### Written request
Omit the pictures, please, and give each record below again exactly.

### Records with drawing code
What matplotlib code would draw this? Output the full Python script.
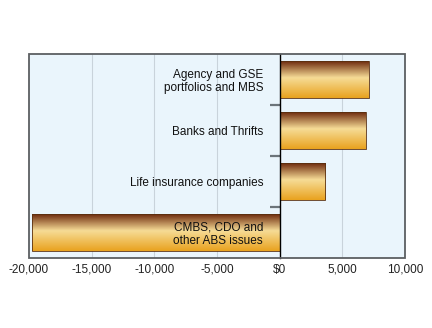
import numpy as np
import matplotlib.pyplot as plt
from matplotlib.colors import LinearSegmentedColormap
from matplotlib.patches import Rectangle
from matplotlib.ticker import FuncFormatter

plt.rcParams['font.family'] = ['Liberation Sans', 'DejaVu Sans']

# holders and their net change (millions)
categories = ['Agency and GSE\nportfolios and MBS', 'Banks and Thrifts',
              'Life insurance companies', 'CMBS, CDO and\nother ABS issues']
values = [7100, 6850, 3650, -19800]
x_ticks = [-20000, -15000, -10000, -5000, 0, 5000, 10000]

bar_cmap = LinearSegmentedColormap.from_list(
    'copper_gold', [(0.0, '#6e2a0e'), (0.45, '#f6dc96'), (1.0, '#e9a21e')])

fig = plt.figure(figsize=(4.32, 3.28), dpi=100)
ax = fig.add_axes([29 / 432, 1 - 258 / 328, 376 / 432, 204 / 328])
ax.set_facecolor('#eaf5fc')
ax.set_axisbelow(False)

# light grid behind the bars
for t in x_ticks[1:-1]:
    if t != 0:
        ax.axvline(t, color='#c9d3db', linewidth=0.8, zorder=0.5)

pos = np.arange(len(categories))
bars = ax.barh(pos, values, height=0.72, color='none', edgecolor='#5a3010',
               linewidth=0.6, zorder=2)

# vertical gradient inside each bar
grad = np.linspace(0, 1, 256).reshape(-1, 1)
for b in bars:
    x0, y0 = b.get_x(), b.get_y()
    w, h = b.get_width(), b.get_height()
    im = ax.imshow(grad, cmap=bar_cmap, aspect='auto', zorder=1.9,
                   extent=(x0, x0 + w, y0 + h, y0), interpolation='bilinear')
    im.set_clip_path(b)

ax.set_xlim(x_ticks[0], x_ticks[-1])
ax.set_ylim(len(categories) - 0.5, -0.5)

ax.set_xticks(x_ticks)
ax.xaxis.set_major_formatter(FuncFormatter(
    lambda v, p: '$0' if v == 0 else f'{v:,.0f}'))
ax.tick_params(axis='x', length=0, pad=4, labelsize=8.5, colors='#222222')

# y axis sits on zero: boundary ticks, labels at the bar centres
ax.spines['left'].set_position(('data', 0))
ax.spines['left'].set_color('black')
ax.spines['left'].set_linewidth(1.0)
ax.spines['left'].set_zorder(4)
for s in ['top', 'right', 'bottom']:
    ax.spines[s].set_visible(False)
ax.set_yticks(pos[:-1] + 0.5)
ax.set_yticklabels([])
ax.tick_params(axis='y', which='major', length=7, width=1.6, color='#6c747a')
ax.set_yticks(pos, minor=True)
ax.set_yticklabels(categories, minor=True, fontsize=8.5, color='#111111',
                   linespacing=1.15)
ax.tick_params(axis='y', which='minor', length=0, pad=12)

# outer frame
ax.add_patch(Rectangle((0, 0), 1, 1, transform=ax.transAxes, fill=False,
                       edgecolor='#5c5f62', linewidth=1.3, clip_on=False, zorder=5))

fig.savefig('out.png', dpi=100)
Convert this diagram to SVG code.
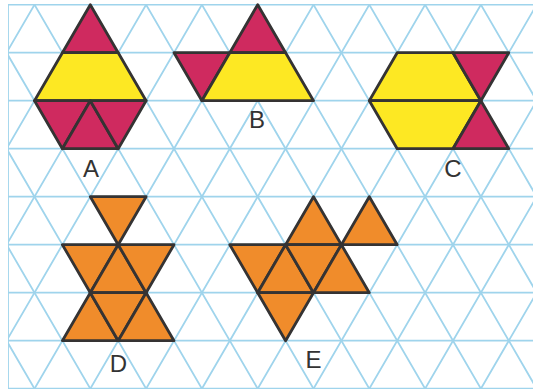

### Answer to this task
What matplotlib code would draw this? Output the full Python script.
import numpy as np
import matplotlib.pyplot as plt
from matplotlib.colors import LinearSegmentedColormap
from matplotlib.patches import Rectangle
from matplotlib.ticker import FuncFormatter

plt.rcParams['font.family'] = ['Liberation Sans', 'DejaVu Sans']

# holders and their net change (millions)
categories = ['Agency and GSE\nportfolios and MBS', 'Banks and Thrifts',
              'Life insurance companies', 'CMBS, CDO and\nother ABS issues']
values = [7100, 6850, 3650, -19800]
x_ticks = [-20000, -15000, -10000, -5000, 0, 5000, 10000]

bar_cmap = LinearSegmentedColormap.from_list(
    'copper_gold', [(0.0, '#6e2a0e'), (0.45, '#f6dc96'), (1.0, '#e9a21e')])

fig = plt.figure(figsize=(4.32, 3.28), dpi=100)
ax = fig.add_axes([29 / 432, 1 - 258 / 328, 376 / 432, 204 / 328])
ax.set_facecolor('#eaf5fc')
ax.set_axisbelow(False)

# light grid behind the bars
for t in x_ticks[1:-1]:
    if t != 0:
        ax.axvline(t, color='#c9d3db', linewidth=0.8, zorder=0.5)

pos = np.arange(len(categories))
bars = ax.barh(pos, values, height=0.72, color='none', edgecolor='#5a3010',
               linewidth=0.6, zorder=2)

# vertical gradient inside each bar
grad = np.linspace(0, 1, 256).reshape(-1, 1)
for b in bars:
    x0, y0 = b.get_x(), b.get_y()
    w, h = b.get_width(), b.get_height()
    im = ax.imshow(grad, cmap=bar_cmap, aspect='auto', zorder=1.9,
                   extent=(x0, x0 + w, y0 + h, y0), interpolation='bilinear')
    im.set_clip_path(b)

ax.set_xlim(x_ticks[0], x_ticks[-1])
ax.set_ylim(len(categories) - 0.5, -0.5)

ax.set_xticks(x_ticks)
ax.xaxis.set_major_formatter(FuncFormatter(
    lambda v, p: '$0' if v == 0 else f'{v:,.0f}'))
ax.tick_params(axis='x', length=0, pad=4, labelsize=8.5, colors='#222222')

# y axis sits on zero: boundary ticks, labels at the bar centres
ax.spines['left'].set_position(('data', 0))
ax.spines['left'].set_color('black')
ax.spines['left'].set_linewidth(1.0)
ax.spines['left'].set_zorder(4)
for s in ['top', 'right', 'bottom']:
    ax.spines[s].set_visible(False)
ax.set_yticks(pos[:-1] + 0.5)
ax.set_yticklabels([])
ax.tick_params(axis='y', which='major', length=7, width=1.6, color='#6c747a')
ax.set_yticks(pos, minor=True)
ax.set_yticklabels(categories, minor=True, fontsize=8.5, color='#111111',
                   linespacing=1.15)
ax.tick_params(axis='y', which='minor', length=0, pad=12)

# outer frame
ax.add_patch(Rectangle((0, 0), 1, 1, transform=ax.transAxes, fill=False,
                       edgecolor='#5c5f62', linewidth=1.3, clip_on=False, zorder=5))

fig.savefig('out.png', dpi=100)
Convert this diagram to SVG code.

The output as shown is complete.